The only scientific thing I can come up with is after trapping all the corners with johns mayville fluffy **** (2' X 4' batts- 10" thick), I can walk around to all the corners and at the listening position with an spl meter and I am within 1-3db everywhere in the room. I used to have a null at 28 and 31hz and peaks at 45 and 50hz now I am within 2-3db throughout. But when I reach the spl meter above my head it reads 7-9db more than at ear level. So using what I have learned with the corners I assume that by trapping the ceiling It should bring some of the bass at the ceiling down to me and completly flatten out the frequencies?? Its not putting up insulation thats the work.... it covering the **** things up so it looks good that gets ya :>)


----------



## bpape (Sep 14, 2006)

If you are only having problems up high - don't bother - you don't listen there - seriously. The only places that matter is where you listen. I'll take a peak/dip at other places to be smooth where it counts. Sometimes when you kill something like that, you can actually cause problems as it may be helping to cancel a different problem at your listening position.

Bryan


----------



## pietsch288 (Sep 10, 2006)

sweet. Thanks for the info, you just saved me a headache....and perhaps my marriage. Have a good new year.


----------



## rumonkey2 (Jul 24, 2006)

pietsch288 said:


> The only scientific thing I can come up with is after trapping all the corners with johns mayville fluffy **** (2' X 4' batts- 10" thick), I can walk around to all the corners and at the listening position with an spl meter and I am within 1-3db everywhere in the room. I used to have a null at 28 and 31hz and peaks at 45 and 50hz now I am within 2-3db throughout. But when I reach the spl meter above my head it reads 7-9db more than at ear level. So using what I have learned with the corners I assume that by trapping the ceiling It should bring some of the bass at the ceiling down to me and completly flatten out the frequencies?? Its not putting up insulation thats the work.... it covering the **** things up so it looks good that gets ya :>)

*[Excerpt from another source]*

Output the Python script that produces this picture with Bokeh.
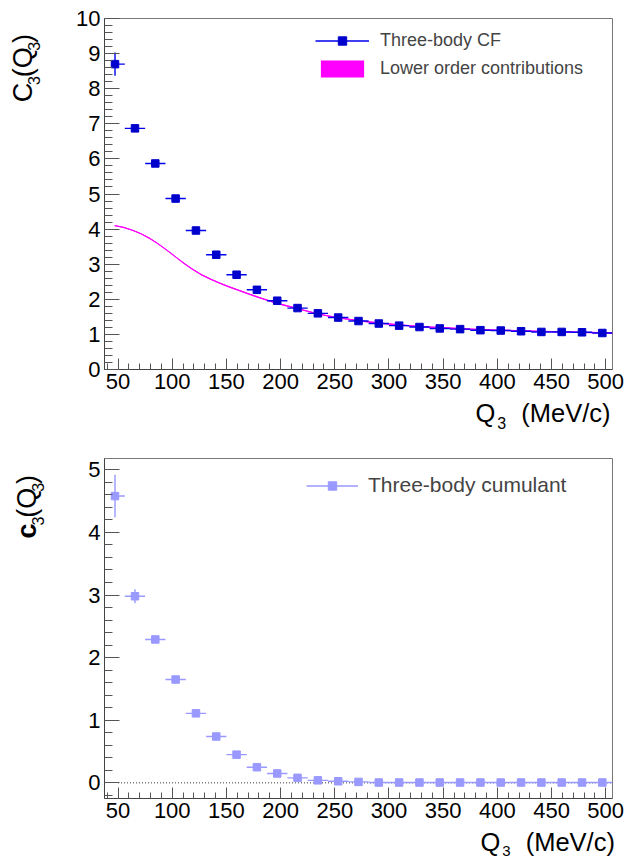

You got any pics of how you used the batts????
I'm trying to decide how to do my corners....
Whether to use batts such as yours or order Roxul & Make "super chunks"
Buying local would be better & I can't go all the way up the 2 back corners because of surround placement. But, I can go all the way up front right corner. And really don't have a way to place one in front left. Door is open 90% of the time....
I don't have a pic of front corners, but wall leads to "off set" doorway on the left.
How effective would traps be if I leave door open most of time anyway???
Tight room - 11.5x11.5x8 w/ small entry offset from door.....


----------